= WHAT IS EXPECTED =
Repeat each line exactly, leaving nothing out.

= INFORMATION SUPPLIED =

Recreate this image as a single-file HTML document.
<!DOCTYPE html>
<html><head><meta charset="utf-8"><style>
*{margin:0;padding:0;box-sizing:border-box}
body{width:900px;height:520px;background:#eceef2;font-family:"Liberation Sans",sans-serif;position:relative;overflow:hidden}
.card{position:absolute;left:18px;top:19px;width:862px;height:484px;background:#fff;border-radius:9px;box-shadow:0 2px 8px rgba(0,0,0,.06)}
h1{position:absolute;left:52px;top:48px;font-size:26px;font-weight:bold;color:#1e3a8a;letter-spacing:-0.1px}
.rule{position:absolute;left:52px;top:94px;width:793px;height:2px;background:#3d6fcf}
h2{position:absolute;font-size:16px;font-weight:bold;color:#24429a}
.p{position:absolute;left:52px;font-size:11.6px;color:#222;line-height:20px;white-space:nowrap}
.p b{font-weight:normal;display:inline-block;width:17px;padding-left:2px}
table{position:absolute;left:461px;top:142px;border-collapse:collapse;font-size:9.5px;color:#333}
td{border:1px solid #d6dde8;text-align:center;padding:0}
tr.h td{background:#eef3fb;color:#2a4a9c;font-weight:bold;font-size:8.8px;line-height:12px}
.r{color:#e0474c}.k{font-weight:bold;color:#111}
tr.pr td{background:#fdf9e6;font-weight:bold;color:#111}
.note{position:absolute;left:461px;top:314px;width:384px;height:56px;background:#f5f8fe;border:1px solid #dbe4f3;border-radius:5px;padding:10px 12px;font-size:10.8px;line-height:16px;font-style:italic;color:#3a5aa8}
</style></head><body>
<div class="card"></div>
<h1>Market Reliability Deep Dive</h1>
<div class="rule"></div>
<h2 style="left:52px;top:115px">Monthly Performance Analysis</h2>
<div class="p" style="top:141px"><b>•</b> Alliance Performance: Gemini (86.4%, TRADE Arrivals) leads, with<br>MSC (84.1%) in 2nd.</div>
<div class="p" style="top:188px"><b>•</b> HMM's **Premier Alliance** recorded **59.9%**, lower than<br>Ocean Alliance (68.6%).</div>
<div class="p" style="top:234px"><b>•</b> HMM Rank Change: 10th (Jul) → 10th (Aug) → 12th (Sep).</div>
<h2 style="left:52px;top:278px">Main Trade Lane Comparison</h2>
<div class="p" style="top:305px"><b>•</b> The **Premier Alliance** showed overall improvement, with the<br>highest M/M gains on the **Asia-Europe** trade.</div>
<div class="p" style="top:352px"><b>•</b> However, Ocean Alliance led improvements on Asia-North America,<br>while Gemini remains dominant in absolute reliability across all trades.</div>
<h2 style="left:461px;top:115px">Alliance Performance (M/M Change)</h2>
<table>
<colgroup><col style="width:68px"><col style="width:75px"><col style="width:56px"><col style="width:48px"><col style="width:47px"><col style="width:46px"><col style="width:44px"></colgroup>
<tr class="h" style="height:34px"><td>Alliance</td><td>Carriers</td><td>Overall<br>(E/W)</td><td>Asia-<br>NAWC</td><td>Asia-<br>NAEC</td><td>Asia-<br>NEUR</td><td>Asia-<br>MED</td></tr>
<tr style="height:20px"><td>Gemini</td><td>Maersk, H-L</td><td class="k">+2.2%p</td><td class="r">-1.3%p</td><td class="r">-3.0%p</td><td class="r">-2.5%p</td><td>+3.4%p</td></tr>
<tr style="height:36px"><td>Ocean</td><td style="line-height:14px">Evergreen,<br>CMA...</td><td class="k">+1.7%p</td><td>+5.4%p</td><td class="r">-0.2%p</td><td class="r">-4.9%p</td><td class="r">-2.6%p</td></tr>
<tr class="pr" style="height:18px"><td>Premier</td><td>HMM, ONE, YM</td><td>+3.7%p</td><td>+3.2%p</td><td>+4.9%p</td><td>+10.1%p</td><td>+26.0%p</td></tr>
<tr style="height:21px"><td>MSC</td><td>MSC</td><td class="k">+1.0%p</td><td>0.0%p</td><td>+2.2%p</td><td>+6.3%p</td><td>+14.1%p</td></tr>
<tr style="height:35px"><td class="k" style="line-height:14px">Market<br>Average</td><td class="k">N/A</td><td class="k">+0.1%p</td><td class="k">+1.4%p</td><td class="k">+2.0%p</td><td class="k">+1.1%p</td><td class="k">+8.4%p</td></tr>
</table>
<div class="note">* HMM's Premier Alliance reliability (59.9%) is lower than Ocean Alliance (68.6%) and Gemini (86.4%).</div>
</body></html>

= REPLY TO THE EXERCISE =
Recreate this image as a single-file HTML document.
<!DOCTYPE html>
<html><head><meta charset="utf-8"><style>
*{margin:0;padding:0;box-sizing:border-box}
body{width:900px;height:520px;background:#eceef2;font-family:"Liberation Sans",sans-serif;position:relative;overflow:hidden}
.card{position:absolute;left:18px;top:19px;width:862px;height:484px;background:#fff;border-radius:9px;box-shadow:0 2px 8px rgba(0,0,0,.06)}
h1{position:absolute;left:52px;top:48px;font-size:26px;font-weight:bold;color:#1e3a8a;letter-spacing:-0.1px}
.rule{position:absolute;left:52px;top:94px;width:793px;height:2px;background:#3d6fcf}
h2{position:absolute;font-size:16px;font-weight:bold;color:#24429a}
.p{position:absolute;left:52px;font-size:11.6px;color:#222;line-height:20px;white-space:nowrap}
.p b{font-weight:normal;display:inline-block;width:17px;padding-left:2px}
table{position:absolute;left:461px;top:142px;border-collapse:collapse;font-size:9.5px;color:#333}
td{border:1px solid #d6dde8;text-align:center;padding:0}
tr.h td{background:#eef3fb;color:#2a4a9c;font-weight:bold;font-size:8.8px;line-height:12px}
.r{color:#e0474c}.k{font-weight:bold;color:#111}
tr.pr td{background:#fdf9e6;font-weight:bold;color:#111}
.note{position:absolute;left:461px;top:314px;width:384px;height:56px;background:#f5f8fe;border:1px solid #dbe4f3;border-radius:5px;padding:10px 12px;font-size:10.8px;line-height:16px;font-style:italic;color:#3a5aa8}
</style></head><body>
<div class="card"></div>
<h1>Market Reliability Deep Dive</h1>
<div class="rule"></div>
<h2 style="left:52px;top:115px">Monthly Performance Analysis</h2>
<div class="p" style="top:141px"><b>•</b> Alliance Performance: Gemini (86.4%, TRADE Arrivals) leads, with<br>MSC (84.1%) in 2nd.</div>
<div class="p" style="top:188px"><b>•</b> HMM's **Premier Alliance** recorded **59.9%**, lower than<br>Ocean Alliance (68.6%).</div>
<div class="p" style="top:234px"><b>•</b> HMM Rank Change: 10th (Jul) → 10th (Aug) → 12th (Sep).</div>
<h2 style="left:52px;top:278px">Main Trade Lane Comparison</h2>
<div class="p" style="top:305px"><b>•</b> The **Premier Alliance** showed overall improvement, with the<br>highest M/M gains on the **Asia-Europe** trade.</div>
<div class="p" style="top:352px"><b>•</b> However, Ocean Alliance led improvements on Asia-North America,<br>while Gemini remains dominant in absolute reliability across all trades.</div>
<h2 style="left:461px;top:115px">Alliance Performance (M/M Change)</h2>
<table>
<colgroup><col style="width:68px"><col style="width:75px"><col style="width:56px"><col style="width:48px"><col style="width:47px"><col style="width:46px"><col style="width:44px"></colgroup>
<tr class="h" style="height:34px"><td>Alliance</td><td>Carriers</td><td>Overall<br>(E/W)</td><td>Asia-<br>NAWC</td><td>Asia-<br>NAEC</td><td>Asia-<br>NEUR</td><td>Asia-<br>MED</td></tr>
<tr style="height:20px"><td>Gemini</td><td>Maersk, H-L</td><td class="k">+2.2%p</td><td class="r">-1.3%p</td><td class="r">-3.0%p</td><td class="r">-2.5%p</td><td>+3.4%p</td></tr>
<tr style="height:36px"><td>Ocean</td><td style="line-height:14px">Evergreen,<br>CMA...</td><td class="k">+1.7%p</td><td>+5.4%p</td><td class="r">-0.2%p</td><td class="r">-4.9%p</td><td class="r">-2.6%p</td></tr>
<tr class="pr" style="height:18px"><td>Premier</td><td>HMM, ONE, YM</td><td>+3.7%p</td><td>+3.2%p</td><td>+4.9%p</td><td>+10.1%p</td><td>+26.0%p</td></tr>
<tr style="height:21px"><td>MSC</td><td>MSC</td><td class="k">+1.0%p</td><td>0.0%p</td><td>+2.2%p</td><td>+6.3%p</td><td>+14.1%p</td></tr>
<tr style="height:35px"><td class="k" style="line-height:14px">Market<br>Average</td><td class="k">N/A</td><td class="k">+0.1%p</td><td class="k">+1.4%p</td><td class="k">+2.0%p</td><td class="k">+1.1%p</td><td class="k">+8.4%p</td></tr>
</table>
<div class="note">* HMM's Premier Alliance reliability (59.9%) is lower than Ocean Alliance (68.6%) and Gemini (86.4%).</div>
</body></html>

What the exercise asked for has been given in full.